Given problem: Leave out all pictures. Return exactly the lines from the top of the material through the line containing "import seaborn as sns".
====
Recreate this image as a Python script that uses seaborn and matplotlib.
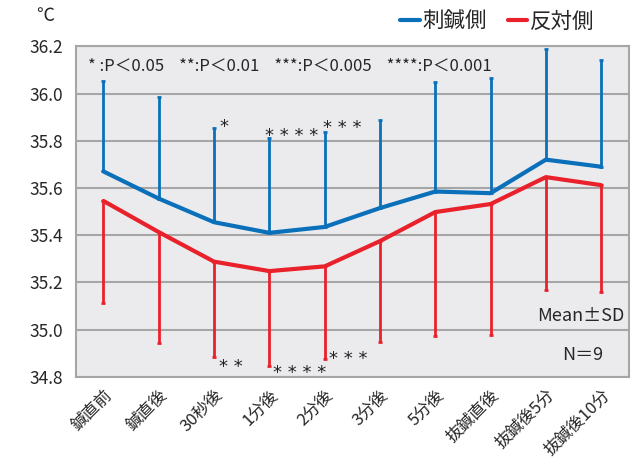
import numpy as np
import pandas as pd
import matplotlib.pyplot as plt
import seaborn as sns

# 時点ラベル
times = ['鍼直前', '鍼直後', '30秒後', '1分後', '2分後', '3分後', '5分後',
         '抜鍼直後', '抜鍼後5分', '抜鍼後10分']
# 刺鍼側 (平均, SD)
needle_mean = [35.67, 35.555, 35.455, 35.41, 35.435, 35.515, 35.585, 35.578, 35.72, 35.69]
needle_sd = [0.385, 0.43, 0.40, 0.40, 0.40, 0.375, 0.465, 0.487, 0.47, 0.45]
# 反対側 (平均, SD)
opp_mean = [35.545, 35.413, 35.288, 35.248, 35.268, 35.375, 35.498, 35.532, 35.646, 35.612]
opp_sd = [0.432, 0.47, 0.404, 0.402, 0.392, 0.427, 0.525, 0.554, 0.478, 0.452]

blue = '#0A70BA'
red = '#E8212B'

sns.set_theme(style='white')
plt.rcParams['font.family'] = ['Noto Sans CJK JP', 'DejaVu Sans']

df = pd.DataFrame({
    'x': list(range(len(times))) * 2,
    'temp': needle_mean + opp_mean,
    'side': ['刺鍼側'] * len(times) + ['反対側'] * len(times),
})

fig = plt.figure(figsize=(6.32, 4.63), dpi=100)
ax = fig.add_axes([0.120, 0.186, 0.875, 0.714])
ax.set_facecolor('#EBEBEE')

x = np.arange(len(times))
# 片側エラーバー: 刺鍼側は上, 反対側は下
ax.errorbar(x, needle_mean, yerr=[np.zeros(len(x)), needle_sd], fmt='none',
            ecolor=blue, elinewidth=2, capsize=1.5, capthick=2, zorder=2)
ax.errorbar(x, opp_mean, yerr=[opp_sd, np.zeros(len(x))], fmt='none',
            ecolor=red, elinewidth=2, capsize=1.5, capthick=2, zorder=2)

sns.lineplot(data=df, x='x', y='temp', hue='side', palette=[blue, red],
             linewidth=3, ax=ax, zorder=3, legend=False)

ax.set_ylim(34.8, 36.2)
ax.set_yticks(np.arange(34.8, 36.21, 0.2))
ax.set_yticklabels([f'{v:.1f}' for v in np.arange(34.8, 36.21, 0.2)], fontsize=12.5)
ax.set_xlim(-0.5, len(times) - 0.5)
ax.set_xticks(x)
ax.set_xticklabels(times, rotation=45, ha='right', rotation_mode='anchor', fontsize=12)
ax.set_xticks(np.arange(-0.5, len(times), 1), minor=True)
ax.tick_params(axis='x', which='major', length=0, pad=7)
ax.tick_params(axis='x', which='minor', length=5, color='#A0A0A0', width=1.5)
ax.tick_params(axis='y', length=5, color='#A0A0A0', width=1.5, pad=4)
ax.set_xlabel('')
ax.set_ylabel('')
ax.grid(axis='y', color='#A6A6A6', linewidth=1.5)
ax.set_axisbelow(True)
for s in ['left', 'bottom', 'right', 'top']:
    ax.spines[s].set_color('#A6A6A6')
    ax.spines[s].set_linewidth(1.5)

# 有意差表示
ax.text(0.022, 0.94, '* :P＜0.05    **:P＜0.01    ***:P＜0.005    ****:P＜0.001',
        transform=ax.transAxes, fontsize=12, va='center')
star = dict(fontsize=13, family='DejaVu Sans', va='center', color='#222222')
ax.text(2.1, 35.86, '*', **star)
ax.text(2.92, 35.82, '* * * *', **star)
ax.text(3.97, 35.855, '* * *', **star)
ax.text(2.08, 34.84, '* *', **star)
ax.text(3.07, 34.815, '* * * *', **star)
ax.text(4.07, 34.875, '* * *', **star)
ax.text(0.993, 0.184, 'Mean±SD', transform=ax.transAxes, fontsize=13, ha='right', va='center')
ax.text(0.953, 0.066, 'N＝9', transform=ax.transAxes, fontsize=13, ha='right', va='center')

fig.text(0.058, 0.955, '℃', fontsize=13)

handles = [plt.Line2D([], [], color=blue, lw=3), plt.Line2D([], [], color=red, lw=3)]
fig.legend(handles, ['刺鍼側', '反対側'], loc='upper right', bbox_to_anchor=(0.957, 1.0),
           borderaxespad=0.1, ncol=2, frameon=False, fontsize=15.5, handlelength=0.9,
           handletextpad=0.1, columnspacing=1.0)

fig.savefig('out.png', dpi=100)
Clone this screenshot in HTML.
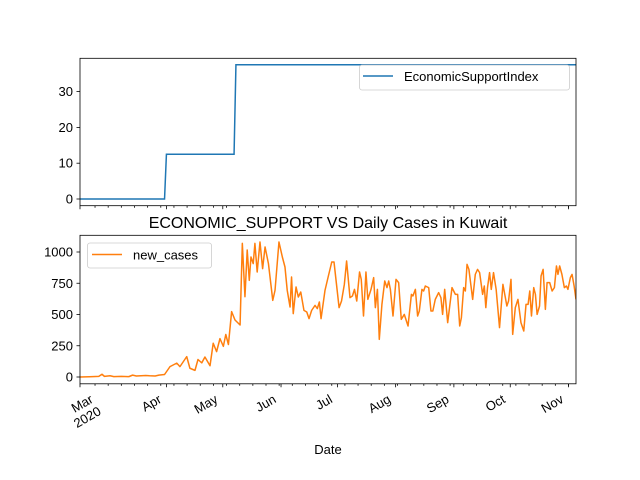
<!DOCTYPE html>
<html><head><meta charset="utf-8"><style>
body{margin:0;background:#fff}
svg{display:block;font-family:"Liberation Sans","DejaVu Sans",sans-serif}
</style></head><body>
<svg id="chart" width="640" height="480" viewBox="0 0 640 480">
<defs>
<clipPath id="c1"><rect x="80" y="58.3" width="496" height="147.4"/></clipPath>
<clipPath id="c2"><rect x="80" y="235.3" width="496" height="148.5"/></clipPath>
</defs>
<g id="topPanel"></g>
<g id="botPanel"></g>
<text x="328" y="228" text-anchor="middle" font-size="16" fill="#000">ECONOMIC_SUPPORT VS Daily Cases in Kuwait</text>
<text x="328" y="454" text-anchor="middle" font-size="13" fill="#000">Date</text>
</svg>
<script>
// days since 2020-02-15
const esiDays = [0, 45, 46, 82, 83, 264];
const esiValues = [0, 0, 12.5, 12.5, 37.5, 37.5];
const caseDays = [0,5,10,11.7,13,16,18,22,26,28,30,35,37,40,42,45,47.9,51.5,53.2,56.8,58.5,61.2,62.8,64.8,66.5,69.2,70.9,72.7,74.5,76.3,77.6,79,80.7,82.5,85.2,86.4,87.8,89,90.1,91,92.2,93.1,94.3,95.8,97.2,98.5,100.3,102.6,103.8,105.9,107.7,109.1,110.3,111.8,112.6,113.5,115,116.2,117.5,119.2,120.7,121.9,123.3,125.1,126.3,127.4,128.3,130.4,132.2,134,135.2,137.9,139.2,140.7,141.9,143.7,145,146.1,147.3,148.8,149.7,150.9,152.2,153.2,154.9,156.3,157.2,158.3,159.3,160.7,162.2,163.4,164.3,165.2,166.6,168.2,169.6,171,172.6,174.6,176.4,177.2,178.5,179.7,180.6,182,182.9,183.8,185.6,186.8,187.8,189.1,190.9,192.1,193,194.1,195.7,198,199.8,201,202.1,203,204.2,205.1,206,207,209,210.4,211.6,212.7,214.3,215.2,216,216.9,218,218.9,220.1,221.5,223.3,225.1,226.4,227.2,228.1,229.4,230.3,231.7,233.1,234.7,236.2,237.4,238.5,239.4,240.3,241.5,242.4,243.3,244.6,245.4,246.5,247.7,248.6,250,251.3,252.5,253.6,254.4,255.3,256.5,257.8,258.9,259.7,261,261.9,263,264];
const caseValues = [0,2,5,22,5,10,3,5,3,15,8,12,10,8,15,20,83,111,83,163,70,53,140,113,160,90,270,203,307,245,340,260,523,456,416,1069,642,1016,773,960,907,1069,840,1080,867,1040,907,613,693,1080,960,880,693,560,800,507,720,640,680,533,520,467,533,573,547,600,467,693,808,920,920,555,608,741,928,635,648,701,608,840,781,488,840,621,701,795,555,701,301,581,768,715,768,701,488,781,755,461,501,408,661,648,701,488,528,701,688,728,715,528,528,621,675,635,501,701,435,715,661,661,408,475,715,688,901,861,621,821,861,835,661,728,555,715,835,701,835,701,395,741,635,568,608,781,341,555,621,435,368,581,581,688,488,715,661,501,568,808,861,541,755,755,688,715,888,821,888,821,715,728,701,795,821,728,621,595];
const monthTickDays = [0,46,76,107,137,168,199,229,260];
const monthLabels = ["Mar","Apr","May","Jun","Jul","Aug","Sep","Oct","Nov"];
const topTicks = [0,10,20,30];
const botTicks = [0,250,500,750,1000];

const NS="http://www.w3.org/2000/svg";
const X0=80, XMAX=264, PXD=496/264;
const xs = d => X0 + d*PXD;
const yTop = v => 199 - v*3.58;
const yBot = v => 377 - v*0.125;
function mk(p,tag,attrs){const e=document.createElementNS(NS,tag);for(const k in attrs)e.setAttribute(k,attrs[k]);p.appendChild(e);return e;}
const topG=document.getElementById('topPanel'), botG=document.getElementById('botPanel');

function axes(g,y0,y1,yf,ticks,labelsX){
  for(let d=8; d<=XMAX; d+=7){
    const t=mk(g,'line',{x1:xs(d),x2:xs(d),y1:y1,y2:y1+2,stroke:'#000','stroke-width':0.8});
    
    
  }
  monthTickDays.forEach((d,i)=>{
    const t=mk(g,'line',{x1:xs(d),x2:xs(d),y1:y1,y2:y1+3.5,stroke:'#000','stroke-width':0.8});
    
    
    if(labelsX){
      let x=xs(d)-4, y=y1+18;
      if(i===0){ x=xs(d)+14; y=y1+18; }
      const tx=mk(g,'text',{x:x,y:y,'text-anchor':'end','font-size':13,transform:`rotate(-30 ${x} ${y})`});
      tx.textContent=monthLabels[i];
      
      
    }
  });
  ticks.forEach(v=>{
    const y=yf(v);
    const t=mk(g,'line',{x1:X0-3.5,x2:X0,y1:y,y2:y,stroke:'#000','stroke-width':0.8});
    
    
    const tx=mk(g,'text',{x:X0-7,y:y+4.5,'text-anchor':'end','font-size':13});
    tx.textContent=v;
    
    
  });
}

axes(topG,58.3,205.7,yTop,topTicks,false);
const pl1=mk(topG,'polyline',{points:esiDays.map((d,i)=>xs(d)+','+yTop(esiValues[i])).join(' '),fill:'none',stroke:'#1f77b4','stroke-width':1.5,'clip-path':'url(#c1)'});


const f1=mk(topG,'rect',{x:80,y:58.3,width:496,height:147.4,fill:'none',stroke:'#000','stroke-width':0.8});


const lg1=mk(topG,'g',{});


mk(lg1,'rect',{x:359.5,y:65,width:210,height:25,rx:2.5,fill:'#fff','fill-opacity':0.8,stroke:'#ccc','stroke-width':0.8});
mk(lg1,'line',{x1:363,x2:393,y1:76,y2:76,stroke:'#1f77b4','stroke-width':1.5});
const lt1=mk(lg1,'text',{x:404,y:81,'font-size':13});lt1.textContent='EconomicSupportIndex';

axes(botG,235.3,383.8,yBot,botTicks,true);
const pl2=mk(botG,'polyline',{points:caseDays.map((d,i)=>xs(d)+','+yBot(caseValues[i])).join(' '),fill:'none',stroke:'#ff7f0e','stroke-width':1.5,'stroke-linejoin':'round','clip-path':'url(#c2)'});


const f2=mk(botG,'rect',{x:80,y:235.3,width:496,height:148.5,fill:'none',stroke:'#000','stroke-width':0.8});


const yx=xs(0)+22, yy=383.8+30;
const yr=mk(botG,'text',{x:yx,y:yy,'text-anchor':'end','font-size':13,transform:`rotate(-30 ${yx} ${yy})`});
yr.textContent='2020';


const lg2=mk(botG,'g',{});


mk(lg2,'rect',{x:87.5,y:243,width:124,height:25,rx:2.5,fill:'#fff','fill-opacity':0.8,stroke:'#ccc','stroke-width':0.8});
mk(lg2,'line',{x1:92,x2:122,y1:254.5,y2:254.5,stroke:'#ff7f0e','stroke-width':1.5});
const lt2=mk(lg2,'text',{x:133,y:259.5,'font-size':13});lt2.textContent='new_cases';
</script>
</body></html>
====
Full response:
Recreate this image as a Python script that uses seaborn and matplotlib.
import numpy as np
import pandas as pd
import matplotlib.pyplot as plt
import seaborn as sns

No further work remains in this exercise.